Common Running Foot Conditions – and how to avoid them!

If you run regularly, you will no doubt be familiar with the aches, pains and injuries that running can cause. Our feet are subject to a number of demands when we run, meaning that it is quite common for runners to experience pain or even injury in their feet. Pain in your feet can easily put the brakes on any training plan – not ideal when you’ve got that big race coming up.

Here are just a few common running conditions – and what you can do to remedy them!

Plantar Fasciitis
Possibly the most common of foot complaints amongst runners, Plantar Fasciitis is the inflammation of the thick band of tissue that stretches at the bottom of your foot called the plantar fascia which connects the toes to the heel. This tissue can tear and then it will inflame, creating a painful sensation when you step or run. Plantar Fasciitis is generally caused by biomechanical flaws, such as having flat arched feet or high arched feet – to avoid plantar fasciitis it is advised that you choose the right running shoes to support your foot type, running insoles can also be used to provide additional support and comfort to the arch.

Athlete’s Foot
A fungal infection, athlete’s can leave your feet dry, red, and itchy. Most common during the summer months, this fungus in caused by the sweat production in the soles of the feet. Wearing moisture-wicking socks should prevent athlete’s foot, your gym socks should also be appropriately aired out before wearing and antifungal powder can also be applied to the feet.

Shin Splints
Most common amongst runners with flat arches, shin splints is a sharp pain below the knee and can affect the front outside part of the leg as well as inside the leg. Choosing shoes that support the arch of your foot can assist in soothing the pain of shin splints while many experts recommend taking a break from running when shin splints occur, this will allow time for the inflammation in your shin to reduce – swimming or cross training are good exercises to do in the meantime. Motion control shoes should combat the reoccurrence of shin splints while severe over pronators will require orthotic insoles to support and ease pain in the arch.

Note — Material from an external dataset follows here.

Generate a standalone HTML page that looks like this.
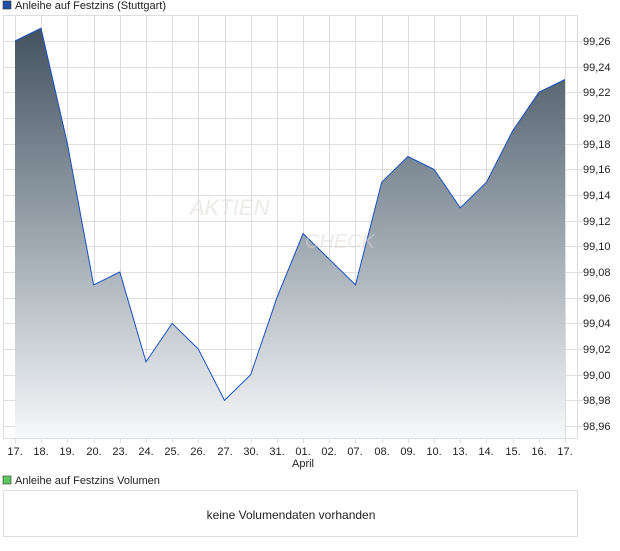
<!DOCTYPE html>
<html><head><style>
body{margin:0;background:#fff;font-family:"Liberation Sans",sans-serif;}
</style></head><body>
<svg width="620" height="546" xmlns="http://www.w3.org/2000/svg" font-family="Liberation Sans, sans-serif">
<defs>
<linearGradient id="g" gradientUnits="userSpaceOnUse" x1="0" y1="28" x2="0" y2="438">
<stop offset="0" stop-color="#44525f"/>
<stop offset="0.5" stop-color="#9aa5ae"/>
<stop offset="1" stop-color="#f7f8f9"/>
</linearGradient>
</defs>
<rect x="3" y="1" width="8" height="8" fill="#1f4fa8" stroke="#333" stroke-width="0.6"/>
<text x="15" y="9" font-size="11" fill="#222">Anleihe auf Festzins (Stuttgart)</text>
<rect x="3.5" y="15.5" width="574" height="423" fill="#fff" stroke="#ddd"/>
<g stroke="#dedede" stroke-width="1">
<line x1="3" y1="41.5" x2="583" y2="41.5"/><line x1="3" y1="67.5" x2="583" y2="67.5"/><line x1="3" y1="92.5" x2="583" y2="92.5"/><line x1="3" y1="118.5" x2="583" y2="118.5"/><line x1="3" y1="144.5" x2="583" y2="144.5"/><line x1="3" y1="169.5" x2="583" y2="169.5"/><line x1="3" y1="195.5" x2="583" y2="195.5"/><line x1="3" y1="221.5" x2="583" y2="221.5"/><line x1="3" y1="246.5" x2="583" y2="246.5"/><line x1="3" y1="272.5" x2="583" y2="272.5"/><line x1="3" y1="298.5" x2="583" y2="298.5"/><line x1="3" y1="323.5" x2="583" y2="323.5"/><line x1="3" y1="349.5" x2="583" y2="349.5"/><line x1="3" y1="375.5" x2="583" y2="375.5"/><line x1="3" y1="400.5" x2="583" y2="400.5"/><line x1="3" y1="426.5" x2="583" y2="426.5"/>
<line x1="15.5" y1="15" x2="15.5" y2="443"/><line x1="41.5" y1="15" x2="41.5" y2="443"/><line x1="67.5" y1="15" x2="67.5" y2="443"/><line x1="94.5" y1="15" x2="94.5" y2="443"/><line x1="120.5" y1="15" x2="120.5" y2="443"/><line x1="146.5" y1="15" x2="146.5" y2="443"/><line x1="172.5" y1="15" x2="172.5" y2="443"/><line x1="198.5" y1="15" x2="198.5" y2="443"/><line x1="225.5" y1="15" x2="225.5" y2="443"/><line x1="251.5" y1="15" x2="251.5" y2="443"/><line x1="277.5" y1="15" x2="277.5" y2="443"/><line x1="303.5" y1="15" x2="303.5" y2="443"/><line x1="329.5" y1="15" x2="329.5" y2="443"/><line x1="355.5" y1="15" x2="355.5" y2="443"/><line x1="382.5" y1="15" x2="382.5" y2="443"/><line x1="408.5" y1="15" x2="408.5" y2="443"/><line x1="434.5" y1="15" x2="434.5" y2="443"/><line x1="460.5" y1="15" x2="460.5" y2="443"/><line x1="486.5" y1="15" x2="486.5" y2="443"/><line x1="513.5" y1="15" x2="513.5" y2="443"/><line x1="539.5" y1="15" x2="539.5" y2="443"/><line x1="565.5" y1="15" x2="565.5" y2="443"/>
</g>
<path d="M15,41 L41,28.2 L67.4,143.7 L93.6,284.9 L119.8,272 L146,361.9 L172.1,323.4 L198.3,349 L224.5,400.4 L250.7,374.7 L276.9,297.7 L303.1,233.5 L329.3,259.2 L355.5,284.9 L381.7,182.2 L407.9,156.5 L434.1,169.4 L460.3,207.9 L486.5,182.2 L512.7,130.8 L538.9,92.3 L565,79.5 L565,438 L15,438 Z" fill="url(#g)"/>
<path d="M15,41 L41,28.2 L67.4,143.7 L93.6,284.9 L119.8,272 L146,361.9 L172.1,323.4 L198.3,349 L224.5,400.4 L250.7,374.7 L276.9,297.7 L303.1,233.5 L329.3,259.2 L355.5,284.9 L381.7,182.2 L407.9,156.5 L434.1,169.4 L460.3,207.9 L486.5,182.2 L512.7,130.8 L538.9,92.3 L565,79.5" fill="none" stroke="#1a4fc0" stroke-width="1"/>
<text x="190" y="215" font-size="22" fill="#e0d6d6" opacity="0.5" font-style="italic">AKTIEN</text>
<text x="305" y="248" font-size="20" fill="#e0d6d6" opacity="0.5" font-style="italic">CHECK</text>
<g font-size="11" fill="#222">
<text x="583" y="45">99,26</text><text x="583" y="71">99,24</text><text x="583" y="96">99,22</text><text x="583" y="122">99,20</text><text x="583" y="148">99,18</text><text x="583" y="173">99,16</text><text x="583" y="199">99,14</text><text x="583" y="225">99,12</text><text x="583" y="250">99,10</text><text x="583" y="276">99,08</text><text x="583" y="302">99,06</text><text x="583" y="327">99,04</text><text x="583" y="353">99,02</text><text x="583" y="379">99,00</text><text x="583" y="404">98,98</text><text x="583" y="430">98,96</text>
</g>
<g font-size="11" fill="#222" text-anchor="middle">
<text x="15" y="455">17.</text><text x="41" y="455">18.</text><text x="67" y="455">19.</text><text x="94" y="455">20.</text><text x="120" y="455">23.</text><text x="146" y="455">24.</text><text x="172" y="455">25.</text><text x="198" y="455">26.</text><text x="225" y="455">27.</text><text x="251" y="455">30.</text><text x="277" y="455">31.</text><text x="303" y="455">01.</text><text x="329" y="455">02.</text><text x="355" y="455">07.</text><text x="382" y="455">08.</text><text x="408" y="455">09.</text><text x="434" y="455">10.</text><text x="460" y="455">13.</text><text x="486" y="455">14.</text><text x="513" y="455">15.</text><text x="539" y="455">16.</text><text x="565" y="455">17.</text>
<text x="303" y="467">April</text>
</g>
<rect x="3" y="476" width="8" height="8" fill="#5cc85c" stroke="#333" stroke-width="0.6"/>
<text x="15" y="484" font-size="11" fill="#222">Anleihe auf Festzins Volumen</text>
<rect x="3.5" y="490.5" width="574" height="46" fill="#fff" stroke="#ddd"/>
<text x="291" y="519" font-size="12" fill="#222" text-anchor="middle">keine Volumendaten vorhanden</text>
</svg>
</body></html>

It might not seem like a serious running condition but having that painful blister on your foot or toes can greatly affect your training plans. Blisters are caused by the friction of your socks or shoes rubbing against your skin. Blisters can intensify on race days – this is because increased pace, heat and moisture can increase the friction. Blisters can be remedied by choosing comforting blister-free socks while most runners find that coating their feet with a lubricant such as Vaseline can assist in avoiding blisters. It is advisable to carry with you blister plasters when you run – just in case.